→ **EXERCISE DESCRIPTION**: Locate each line below that includes "this" and reproduce it.

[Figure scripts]
════════
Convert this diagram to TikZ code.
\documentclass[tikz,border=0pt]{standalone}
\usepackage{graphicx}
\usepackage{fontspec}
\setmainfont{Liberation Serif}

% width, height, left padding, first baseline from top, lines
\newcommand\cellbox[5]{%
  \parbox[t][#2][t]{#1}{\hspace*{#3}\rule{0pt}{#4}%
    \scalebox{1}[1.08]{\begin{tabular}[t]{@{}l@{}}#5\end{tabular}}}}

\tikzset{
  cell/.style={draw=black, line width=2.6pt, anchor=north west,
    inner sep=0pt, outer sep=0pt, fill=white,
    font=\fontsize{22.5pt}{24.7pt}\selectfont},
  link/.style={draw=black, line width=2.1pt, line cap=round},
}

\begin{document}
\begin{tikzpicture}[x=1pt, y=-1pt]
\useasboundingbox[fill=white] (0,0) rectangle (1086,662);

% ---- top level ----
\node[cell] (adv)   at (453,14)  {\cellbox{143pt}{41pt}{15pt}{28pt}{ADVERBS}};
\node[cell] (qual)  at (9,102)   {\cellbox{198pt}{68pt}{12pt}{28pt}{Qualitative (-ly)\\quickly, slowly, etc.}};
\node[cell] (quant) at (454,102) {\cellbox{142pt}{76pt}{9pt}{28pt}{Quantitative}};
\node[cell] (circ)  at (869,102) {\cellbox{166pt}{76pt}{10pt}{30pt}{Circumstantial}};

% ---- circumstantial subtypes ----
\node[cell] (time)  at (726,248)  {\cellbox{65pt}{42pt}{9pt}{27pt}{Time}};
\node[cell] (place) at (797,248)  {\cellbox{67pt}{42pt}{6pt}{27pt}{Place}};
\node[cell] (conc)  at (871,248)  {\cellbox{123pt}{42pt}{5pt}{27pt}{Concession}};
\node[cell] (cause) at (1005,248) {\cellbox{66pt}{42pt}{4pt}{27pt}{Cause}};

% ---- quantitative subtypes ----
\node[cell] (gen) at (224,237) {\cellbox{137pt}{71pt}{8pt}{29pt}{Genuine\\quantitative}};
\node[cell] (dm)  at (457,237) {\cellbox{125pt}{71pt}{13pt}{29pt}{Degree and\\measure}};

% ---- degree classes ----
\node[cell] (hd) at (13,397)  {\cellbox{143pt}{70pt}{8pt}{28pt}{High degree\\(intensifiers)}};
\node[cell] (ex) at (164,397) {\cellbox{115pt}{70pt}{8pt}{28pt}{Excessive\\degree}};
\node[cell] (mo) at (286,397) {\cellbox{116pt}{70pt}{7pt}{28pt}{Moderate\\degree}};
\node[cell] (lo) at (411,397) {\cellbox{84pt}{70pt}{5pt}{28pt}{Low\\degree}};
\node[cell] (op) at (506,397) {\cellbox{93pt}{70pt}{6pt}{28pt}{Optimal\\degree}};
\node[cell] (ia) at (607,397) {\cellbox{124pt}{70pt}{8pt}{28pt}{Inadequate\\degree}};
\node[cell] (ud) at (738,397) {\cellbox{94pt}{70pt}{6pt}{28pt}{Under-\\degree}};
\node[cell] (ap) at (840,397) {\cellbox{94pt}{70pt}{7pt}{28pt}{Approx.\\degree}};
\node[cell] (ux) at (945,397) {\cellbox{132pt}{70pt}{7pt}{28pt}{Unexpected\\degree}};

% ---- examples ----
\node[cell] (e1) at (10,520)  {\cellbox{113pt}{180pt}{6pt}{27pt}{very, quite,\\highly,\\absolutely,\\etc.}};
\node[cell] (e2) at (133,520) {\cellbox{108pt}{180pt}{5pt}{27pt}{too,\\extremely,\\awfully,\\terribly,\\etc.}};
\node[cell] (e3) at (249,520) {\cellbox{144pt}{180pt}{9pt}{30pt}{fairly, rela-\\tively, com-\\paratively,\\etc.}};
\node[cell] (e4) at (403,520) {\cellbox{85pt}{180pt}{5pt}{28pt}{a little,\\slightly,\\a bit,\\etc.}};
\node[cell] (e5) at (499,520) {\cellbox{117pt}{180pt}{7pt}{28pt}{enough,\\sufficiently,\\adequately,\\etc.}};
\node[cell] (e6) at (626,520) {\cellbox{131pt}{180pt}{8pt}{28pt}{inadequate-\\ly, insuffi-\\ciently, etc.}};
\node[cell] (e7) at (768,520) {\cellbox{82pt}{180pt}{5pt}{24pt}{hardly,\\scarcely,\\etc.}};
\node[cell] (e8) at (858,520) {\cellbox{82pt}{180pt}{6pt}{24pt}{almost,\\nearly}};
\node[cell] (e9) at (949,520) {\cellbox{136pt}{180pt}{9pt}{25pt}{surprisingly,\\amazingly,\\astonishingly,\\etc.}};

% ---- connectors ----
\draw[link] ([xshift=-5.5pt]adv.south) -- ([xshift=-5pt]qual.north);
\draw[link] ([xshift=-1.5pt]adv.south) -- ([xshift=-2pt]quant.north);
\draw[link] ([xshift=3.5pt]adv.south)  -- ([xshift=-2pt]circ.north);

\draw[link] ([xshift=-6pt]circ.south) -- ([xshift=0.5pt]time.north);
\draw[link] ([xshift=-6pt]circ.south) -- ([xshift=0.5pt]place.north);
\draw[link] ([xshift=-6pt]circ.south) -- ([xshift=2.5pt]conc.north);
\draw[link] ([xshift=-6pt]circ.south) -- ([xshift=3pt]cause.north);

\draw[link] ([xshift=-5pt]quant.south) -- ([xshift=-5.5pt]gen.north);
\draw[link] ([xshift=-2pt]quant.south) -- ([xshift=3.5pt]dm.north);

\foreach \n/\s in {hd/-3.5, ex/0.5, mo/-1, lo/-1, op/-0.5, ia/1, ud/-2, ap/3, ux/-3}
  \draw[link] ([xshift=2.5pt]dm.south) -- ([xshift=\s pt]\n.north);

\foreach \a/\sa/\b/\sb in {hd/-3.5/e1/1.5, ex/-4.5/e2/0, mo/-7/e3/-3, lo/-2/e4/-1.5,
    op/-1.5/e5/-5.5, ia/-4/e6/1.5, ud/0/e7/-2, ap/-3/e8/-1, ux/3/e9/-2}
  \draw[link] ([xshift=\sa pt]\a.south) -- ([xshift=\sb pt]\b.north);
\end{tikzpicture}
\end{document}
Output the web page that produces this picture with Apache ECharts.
════════
→ **THE REPLY**:
Convert this diagram to TikZ code.
Output the web page that produces this picture with Apache ECharts.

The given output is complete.